Early in his postal career, my father, by Lord Clanricarde's wish, went to Bristol to reorganise the Post Office there, the first of several similar missions to other towns. In nearly every case he found one condition of things prevailing: an office small, badly lighted, badly ventilated, and with defective sanitary arrangements; the delivery of letters irregular and unnecessarily late; the mail trains leaving the provincial towns at inconvenient hours; and other vexatious regulations, or lack of regulations. He found that by an annual expenditure of £125 Bristol's chief delivery of the day could be completed by nine in the morning instead of by noon. Although unable to carry out all the improvements needed, he effected a good deal, and on the termination of his visit received the thanks of the clerks and letter-carriers.[177]
In 1847 a thorough revision of the money order system was entrusted to him; and, thenceforth, that office came entirely under his control. Seventeen years later, Lord Clanricarde, in the Upper House, paid his former lieutenant, then about to retire, a handsome tribute of praise, saying, among other things, that, but for Mr Hill, the business of that office could hardly have been much longer carried on. No balance had been struck, and no one knew what assets were in hand. On passing under Mr Hill's management, the system was altered: four or five entries for each order were made instead of eleven; and official defalcation or fraud, once common, was now no more heard of.[178]

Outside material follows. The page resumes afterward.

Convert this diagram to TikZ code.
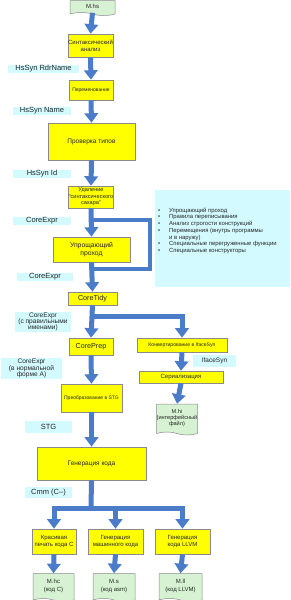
\documentclass[tikz,border=0pt]{standalone}
\usepackage{fontspec}
\setmainfont{Liberation Sans}
\usetikzlibrary{arrows.meta,shapes.symbols}
\definecolor{flowblue}{HTML}{4A7CC9}
\definecolor{boxyellow}{HTML}{FFFF00}
\definecolor{boxedge}{HTML}{8A8A8A}
\definecolor{labcyan}{HTML}{D2FAFF}
\definecolor{docgreen}{HTML}{D6F2D2}
\definecolor{txtdark}{HTML}{262626}
\begin{document}
\begin{tikzpicture}[x=1pt,y=-1pt,
  box/.style={draw=boxedge, fill=boxyellow, line width=0.6pt, inner sep=0pt, align=center,
    text=txtdark, font=\fontsize{6}{7}\selectfont},
  doc/.style={tape, tape bend top=none, tape bend bottom=out and in, tape bend height=3pt,
    draw=boxedge, fill=docgreen, line width=0.5pt, inner sep=0pt, align=center,
    text=txtdark, font=\fontsize{6}{6.6}\selectfont},
  lab/.style={fill=labcyan, inner sep=0pt, align=center, text=txtdark,
    font=\fontsize{7.5}{7.5}\selectfont},
  flow/.style={draw=flowblue, line width=5pt, -{Triangle[width=13.5pt,length=9.5pt]}},
  flowline/.style={draw=flowblue, line width=5pt},
  loopline/.style={draw=flowblue, line width=4.5pt}]
\useasboundingbox (0,0) rectangle (291,600);

% main column
\node[doc, minimum width=45pt, minimum height=15pt] (mhs) at (92.5,6.5) {M.hs};
\node[box, minimum width=45pt, minimum height=23pt] (syn) at (90.5,45.5) {Синтаксический\\анализ};
\node[lab, minimum width=71pt, minimum height=8pt] (l1) at (43.5,69) {HsSyn RdrName};
\node[box, minimum width=44pt, minimum height=20pt, font=\fontsize{5}{6}\selectfont] (ren) at (91,90) {Переменование};
\node[lab, minimum width=58pt, minimum height=8pt] (l2) at (42,111) {HsSyn Name};
\node[box, minimum width=87pt, minimum height=37pt, font=\fontsize{6.5}{7.5}\selectfont] (tc) at (91.5,141.5) {Проверка типов};
\node[lab, minimum width=58pt, minimum height=8pt] (l3) at (42,173.5) {HsSyn Id};
\node[box, minimum width=44pt, minimum height=22pt, font=\fontsize{5.6}{6.4}\selectfont] (des) at (91,197) {Удаление\\“синтаксического\\сахара”};
\node[lab, minimum width=58pt, minimum height=8pt] (l4) at (42,220.5) {CoreExpr};
\node[box, minimum width=77pt, minimum height=25pt, font=\fontsize{6.8}{7.6}\selectfont] (simp) at (91.5,249.5) {Упрощающий\\проход};
\node[lab, minimum width=56pt, minimum height=8pt] (l5) at (45,276.5) {CoreExpr};
\node[box, minimum width=49pt, minimum height=13pt, font=\fontsize{7.2}{8}\selectfont] (tidy) at (92.5,298.5) {CoreTidy};
\node[lab, minimum width=56pt, minimum height=20pt, font=\fontsize{6.6}{6.3}\selectfont] (l6) at (43,322) {CoreExpr\\(с правильными\\именами)};
\node[box, minimum width=44pt, minimum height=17pt, font=\fontsize{7.2}{8}\selectfont] (prep) at (91,346.5) {CorePrep};
\node[lab, minimum width=61pt, minimum height=21pt, font=\fontsize{6.6}{6.3}\selectfont] (l7) at (31.5,368.5) {CoreExpr\\(в нормальной\\форме A)};
\node[box, minimum width=61pt, minimum height=28pt, font=\fontsize{5}{6}\selectfont] (stg) at (91.5,398) {Преобразование в STG};
\node[lab, minimum width=47pt, minimum height=12pt] (l8) at (48.5,427) {STG};
\node[box, minimum width=109pt, minimum height=33pt, font=\fontsize{6.5}{7.5}\selectfont] (gen) at (91.5,463.5) {Генерация кода};
\node[lab, minimum width=47pt, minimum height=11pt] (l10) at (48.5,492.5) {Cmm (C--)};

% right branch
\node[box, minimum width=90pt, minimum height=14pt, font=\fontsize{5.1}{6}\selectfont] (iface) at (182,345) {Конвертирование в IfaceSyn};
\node[lab, minimum width=43pt, minimum height=12pt, font=\fontsize{6.5}{7}\selectfont] (l9) at (214.5,361) {IfaceSyn};
\node[box, minimum width=84pt, minimum height=12pt, font=\fontsize{6}{7}\selectfont] (ser) at (181,377) {Сериализация};
\node[doc, minimum width=40pt, minimum height=31pt, font=\fontsize{5.6}{6.4}\selectfont] (mhi) at (177,418) {M.hi\\(интерфейсный\\файл)};

% bottom row
\node[box, minimum width=44pt, minimum height=25pt, font=\fontsize{6}{7.5}\selectfont] (c1) at (54,541.5) {Красивая\\печать кода C};
\node[box, minimum width=55pt, minimum height=25pt, font=\fontsize{6}{7.5}\selectfont] (c2) at (115.5,541.5) {Генерация\\машинного кода};
\node[box, minimum width=55pt, minimum height=25pt, font=\fontsize{6}{7.5}\selectfont] (c3) at (182.5,541.5) {Генерация\\кода LLVM};
\node[doc, minimum width=41pt, minimum height=28pt, font=\fontsize{6}{7.2}\selectfont] (d1) at (53.5,586) {M.hc\\(код C)};
\node[doc, minimum width=42pt, minimum height=28pt, font=\fontsize{6}{7.2}\selectfont] (d2) at (114,586) {M.s\\(код asm)};
\node[doc, minimum width=43pt, minimum height=28pt, font=\fontsize{6}{7.2}\selectfont] (d3) at (180.5,586) {M.ll\\(код LLVM)};

% bullet note
\node[fill=labcyan, minimum width=135pt, minimum height=97pt, inner sep=0pt] (note) at (222.5,238.5) {};
\node[anchor=north west, inner sep=0pt, align=left, text=txtdark, font=\fontsize{5.9}{6.75}\selectfont] (notetext) at (158,207.5)
 {\makebox[11pt][l]{\textbullet}Упрощающий проход\\
  \makebox[11pt][l]{\textbullet}Правила переписывания\\
  \makebox[11pt][l]{\textbullet}Анализ строгости конструкций\\
  \makebox[11pt][l]{\textbullet}Перемещения (внутрь программы\\
  \makebox[11pt][l]{}и в наружу)\\
  \makebox[11pt][l]{\textbullet}Специальные перегруженные функции\\
  \makebox[11pt][l]{\textbullet}Специальные конструкторы};

% loop
\coordinate (loopA) at (91,220);
\coordinate (loopR) at (150,245);
\coordinate (loopB) at (91,269);
\draw[loopline] (loopA) -| (loopR) |- (loopB);

% main flow
\draw[flow] (mhs.south) -- (syn.north);
\draw[flow] (syn.south) -- (ren.north);
\draw[flow] (ren.south) -- (tc.north);
\draw[flow] (tc.south) -- (des.north);
\draw[flow] (des.south) -- (simp.north);
\draw[flow] (simp.south) -- (tidy.north);
\draw[flow] (tidy.south) -- (prep.north);
\draw[flow] (prep.south) -- (stg.north);
\draw[flow] (stg.south) -- (gen.north);

% branch to interface
\coordinate (br1) at (91,316);
\draw[flow] (br1) -| (iface.north);
\draw[flow] (iface.south) -- (ser.north);
\draw[flow] (ser.south) -- (mhi.north);

% code generation branches
\coordinate (bj) at (91,508);
\draw[flowline] (gen.south) -- (bj);
\draw[flow] (bj) -| (c1.north);
\draw[flow] (bj) -| (c2.north);
\draw[flow] (bj) -| (c3.north);
\draw[flow] (c1.south) -- (d1.north);
\draw[flow] (c2.south) -- (d2.north);
\draw[flow] (c3.south) -- (d3.north);
\end{tikzpicture}
\end{document}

Lord Clanricarde placed the management of that office under my father's command in order that the latter should have a free hand; and it was settled that all returns to Parliament should be submitted to Rowland Hill before being sent to the Treasury, with leave to attack any that seemed unfair to penny postage. Previous to this act of friendliness and justice on the Postmaster-General's part, papers had generally been submitted to the permanent head of the office and even to officers of lower rank, but had been withheld from the reformer's observation.[179]
“Eternal vigilance” is said to be the necessary price to pay for the preservation of our liberties; and, half a century ago, a like vigilance had to be exercised whenever and wherever the interests of the postal reform were concerned.
The arrears in the Money Order Departments of the London and provincial offices were so serious that to clear them off would, it was declared, fully employ thirty-five men for four years. The Post Office had always maintained that the Money Order Department yielded a large profit; but a return sent to Parliament in 1848 showed that the expenditure of the year before the change of management exceeded the receipts by more than £10,000. In 1849 my father expressed “a confident expectation” that in the course of the year the Money Order Office would become self-supporting. By 1850 that hope was realised. By 1852 the office showed a profit of £11,664, thereby, in six years, converting the previous loss into a gain of more than £22,000;[180] and during the last year of Rowland Hill's life (1878-79) the profits were £39,000.
A reduction of size in the money order forms and letters of advice, and the abolition of duplicate advices effected a considerable saving in stationery alone; while the reduction of fees and the greater facilities for the transmission of money given by cheap postage raised the amount sent, in ten years only, twenty-fold. In 1839 about £313,000 passed through the post; and in 1864, the year of my father's resignation, £16,494,000. By 1879 the sum had risen to £27,000,000; and it has gone on steadily increasing.
Perhaps the following extract from Rowland Hill's journal is satisfactory, as showing improvement in account-keeping, etc. “July 8th, 1853.—A recent return to Parliament of the number and cost of prosecutions [for Post Office offences] from 1848 to 1852 inclusive, shows an enormous decrease—nearly, I think, in the ratio of three to one. This very satisfactory result is, I believe, mainly owing to the improved arrangements in the Money Order Office.”[181]
The new postal system, indeed, caused almost a revolution in official account-keeping. Under the old system the accounts of the provincial postmasters were usually from three to six months in arrear, and no vouchers were demanded for the proper disbursement of the money with which the postmasters were credited. In consequence of this dilatoriness, the officials themselves were often ignorant of the actual state of affairs, or were sometimes tempted to divert the public funds to their own pockets, while the revenue was further injured by the delay in remitting balances. Under the new system each postmaster rendered his account weekly, showing proper vouchers for receipts and payments and the money left in hand, to the smallest possible sum. This improvement was accompanied by lighter work to a smaller number of men, and a fair allowance of holiday to each of them.
When, in 1851, my father's attention was turned to the question of facilitating life insurance for the benefit of the staff, and especially of its humbler members, it was arranged with Sir George Cornwall Lewis,[182] at that time Chancellor of the Exchequer, that, to aid in making up the requisite funds, the proceeds of unclaimed money orders, then averaging £1,100 a year, and all such money found in “dead” letters as could not be returned to their writers, should be used. Accumulations brought the fund up to about £12,000. In this manner “The Post Office Widows' and Orphans' Fund Society” was placed on a firm footing. A portion of the void order fund was also employed in rescuing from difficulties another society in the London office called “The Letter-Carriers' Burial Fund.”[183]